The book by Gabriel Sherman, titled “The Loudest Voice in the Room,” uses so many anonymous sources, that the allegations seem untrustworthy, Janet Maslin wrote for the Times:

“Tucked away at the end of Gabriel Sherman’s disingenuous Roger Ailes biography, there is a note on sources that should have opened the book. Mr. Sherman has done a lot of interviewing, but there are so many citations of “author interview with a person familiar with the matter” that “The Loudest Voice in the Room” may set a record for blind items and the untrustworthiness they engender. It would have helped to know right from the get-go why Mr. Sherman found this kind of journalism necessary.”

Maslin also goes after Sherman for failing to mention that he had written a “nasty May 2011 article about Mr. Ailes and Fox News,” which would clearly have impacted Sherman’s ability to gain access to the coveted Ailes interview he longed for, but failed to secure:

“Mr. Sherman leaves out part of this story. He had recently written quite a nasty May 2011 article about Mr. Ailes and Fox News in New York Magazine. The tone was much harsher than that of this tepid book. The illustration with the piece depicted Mr. Ailes covered in smoke after a cigar had exploded in his face. The implication was that his election coverage had flamed out, and that his career was just about over. Understandably, Mr. Ailes complained that Mr. Sherman just didn’t get him.”

She goes on to trash Sherman’s inability to reconcile disparate stories about Ailes’ treatment of women, writing, “These don’t sound like the voices of the same man.

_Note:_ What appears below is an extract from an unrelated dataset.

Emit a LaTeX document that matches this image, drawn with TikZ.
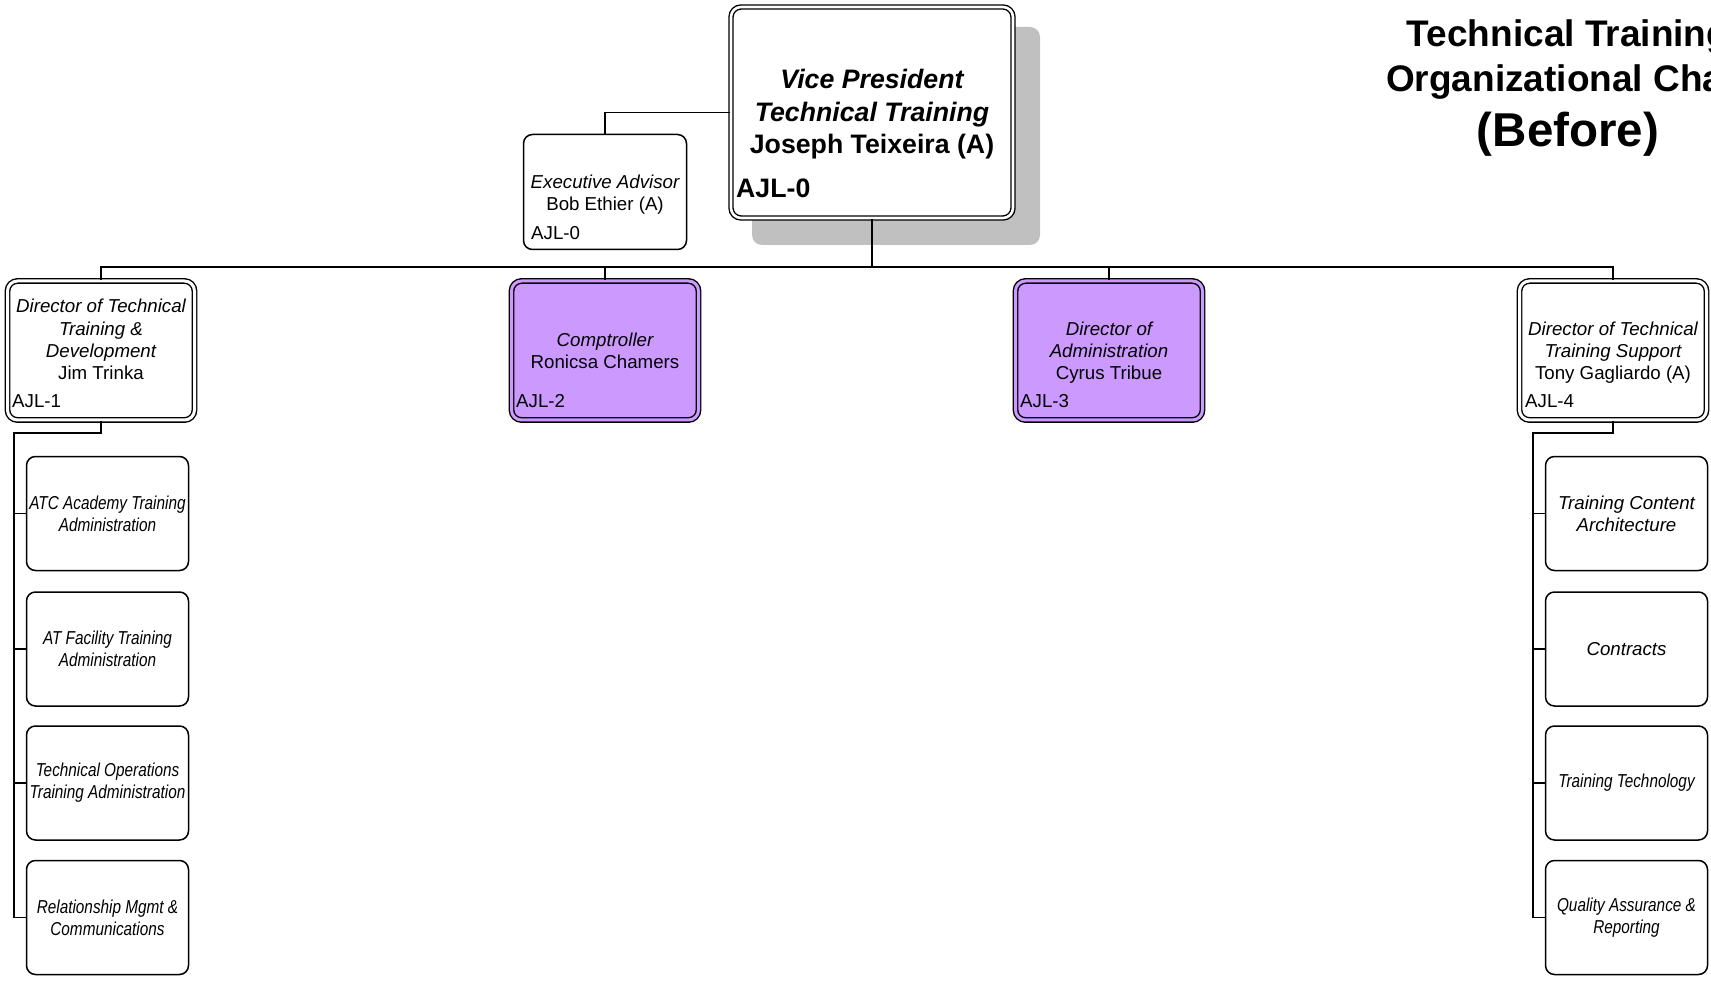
\documentclass[tikz,border=0pt]{standalone}
\usepackage{fontspec}
\setmainfont{Liberation Sans}
\newfontfamily\narrowfont[FakeStretch=0.82]{Liberation Sans}
\definecolor{lav}{HTML}{CC99FF}
\definecolor{shadowgray}{HTML}{C0C0C0}
\begin{document}
\begin{tikzpicture}[x=1pt,y=-1pt,
  conn/.style={line width=1.7pt},
  lbl/.style={anchor=base, inner sep=0pt},
  lblw/.style={anchor=base west, inner sep=0pt},
  mid/.style={font=\fontsize{18.7}{22.3}\selectfont},
  midi/.style={font=\fontsize{18.7}{22.3}\selectfont\itshape},
  dbox/.style={draw, line width=1.4pt, double, double distance=3pt, fill=white,
    rounded corners=10pt, minimum width=187pt, minimum height=139pt, inner sep=0pt},
  pbox/.style={dbox, double=lav, fill=lav},
  sbox/.style={draw, line width=1.5pt, rounded corners=9pt, minimum width=162pt,
    minimum height=114pt, inner sep=0pt, align=center},
  nar/.style={font=\narrowfont\fontsize{18.7}{22.3}\selectfont\itshape},
  reg/.style={font=\fontsize{18.7}{22.3}\selectfont\itshape}
]
\useasboundingbox (0,0) rectangle (1711,981);

% title
\node[lbl, font=\bfseries\fontsize{37}{40}\selectfont] (ti1) at (1568,47) {Technical Training};
\node[lbl, font=\bfseries\fontsize{37}{40}\selectfont] (ti2) at (1568,92) {Organizational Chart};
\node[lbl, font=\bfseries\fontsize{47.5}{50}\selectfont] (ti3) at (1568,147) {(Before)};

% VP
\fill[shadowgray, rounded corners=10pt] (752,27) rectangle (1040,245);
\node[draw, line width=1.4pt, double, double distance=2.6pt, fill=white,
  rounded corners=10pt, minimum width=282pt, minimum height=211pt, inner sep=0pt]
  (vp) at (872,112.5) {};
\node[lbl, font=\bfseries\itshape\fontsize{26.7}{32}\selectfont] (vp1) at (872,89) {Vice President};
\node[lbl, font=\bfseries\itshape\fontsize{26.7}{32}\selectfont] (vp2) at (872,121.5) {Technical Training};
\node[lbl, font=\bfseries\fontsize{26.7}{32}\selectfont] (vp3) at (872,153.5) {Joseph Teixeira (A)};
\node[lblw, font=\bfseries\fontsize{26.7}{32}\selectfont] (vp4) at (736,198) {AJL-0};

% Executive advisor
\node[draw, line width=1.5pt, rounded corners=9pt, minimum width=163pt,
  minimum height=115pt, inner sep=0pt] (ex) at (605,192) {};
\node[lbl, midi] (ex1) at (605,188.5) {Executive Advisor};
\node[lbl, mid] (ex2) at (605,210.5) {Bob Ethier (A)};
\node[lblw, mid] (ex3) at (531,239.5) {AJL-0};

% directors
\node[dbox] (d1) at (101,350.5) {};
\node[lbl, midi] (d1a) at (101,313) {Director of Technical};
\node[lbl, midi] (d1b) at (101,335.3) {Training \&};
\node[lbl, midi] (d1c) at (101,357.6) {Development};
\node[lbl, mid] (d1d) at (101,380) {Jim Trinka};
\node[lblw, mid] (d1e) at (12,408) {AJL-1};

\node[pbox] (d2) at (605,350.5) {};
\node[lbl, midi] (d2a) at (605,346.5) {Comptroller};
\node[lbl, mid] (d2b) at (605,369) {Ronicsa Chamers};
\node[lblw, mid] (d2c) at (516,408) {AJL-2};

\node[pbox] (d3) at (1109,350.5) {};
\node[lbl, midi] (d3a) at (1109,335.3) {Director of};
\node[lbl, midi] (d3b) at (1109,357.6) {Administration};
\node[lbl, mid] (d3c) at (1109,380) {Cyrus Tribue};
\node[lblw, mid] (d3d) at (1020,408) {AJL-3};

\node[dbox] (d4) at (1613,350.5) {};
\node[lbl, midi] (d4a) at (1613,335.3) {Director of Technical};
\node[lbl, midi] (d4b) at (1613,357.6) {Training Support};
\node[lbl, mid] (d4c) at (1613,380) {Tony Gagliardo (A)};
\node[lblw, mid] (d4d) at (1525,408) {AJL-4};

% sub boxes left
\node[sbox, nar] (s1) at (107.5,513.5) {ATC Academy Training\\Administration};
\node[sbox, nar] (s2) at (107.5,649) {AT Facility Training\\Administration};
\node[sbox, nar] (s3) at (107.5,783) {Technical Operations\\Training Administration};
\node[sbox, nar] (s4) at (107.5,917.5) {Relationship Mgmt \&\\Communications};

% sub boxes right
\node[sbox, reg] (t1) at (1626.5,513.5) {Training Content\\Architecture};
\node[sbox, reg] (t2) at (1626.5,649) {Contracts};
\node[sbox, nar] (t3) at (1626.5,783) {Training Technology};
\node[sbox, nar] (t4) at (1626.5,917.5) {Quality Assurance \&\\Reporting};

% connectors
\coordinate (bus) at (872,267);
\coordinate (lv) at (14,433);
\coordinate (rv) at (1533,433);
\draw[conn] (vp.west) -| (ex.north);
\draw[conn] (vp.south) -- (bus);
\draw[conn] (d1.north) |- (bus);
\draw[conn] (d4.north) |- (bus);
\draw[conn] (d2.north) -- (d2.north |- bus);
\draw[conn] (d3.north) -- (d3.north |- bus);
\draw[conn] (d1.south) |- (lv) -- (lv |- s4.west);
\draw[conn] (d4.south) |- (rv) -- (rv |- t4.west);
\foreach \s in {s1,s2,s3,s4} \draw[conn] (lv |- \s.west) -- (\s.west);
\foreach \s in {t1,t2,t3,t4} \draw[conn] (rv |- \s.west) -- (\s.west);
\end{tikzpicture}
\end{document}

More negligently, they don’t cast any light on the man whose television network makes such profitable use of the beautiful blond fembots who set it apart from all other news and political channels…”

The book, Maslin writes, fails completely in its mission as a biography:

“And it ends, ridiculously, with the image of a dying Judy Garland performing her swan song. If Mr. Sherman proves nothing else, it is that Mr. Ailes’s story warranted a more thoughtful telling than he has given it, or it is likely to get again anytime soon. Consider this a great wasted opportunity.”

A scathing New York Times review is bad news for the book, which has yet to break through any best sellers lists since its January 14 release.

New York Times reporter Judith Miller was jailed for several months in 2005 for refusing to name a source she interviewed without ultimately writing a story.  Miller received an early release on her 18-month sentence for contempt of court and testified against Bush administration official Lewis “Scooter” Libby. Miller no longer works for the New York Times.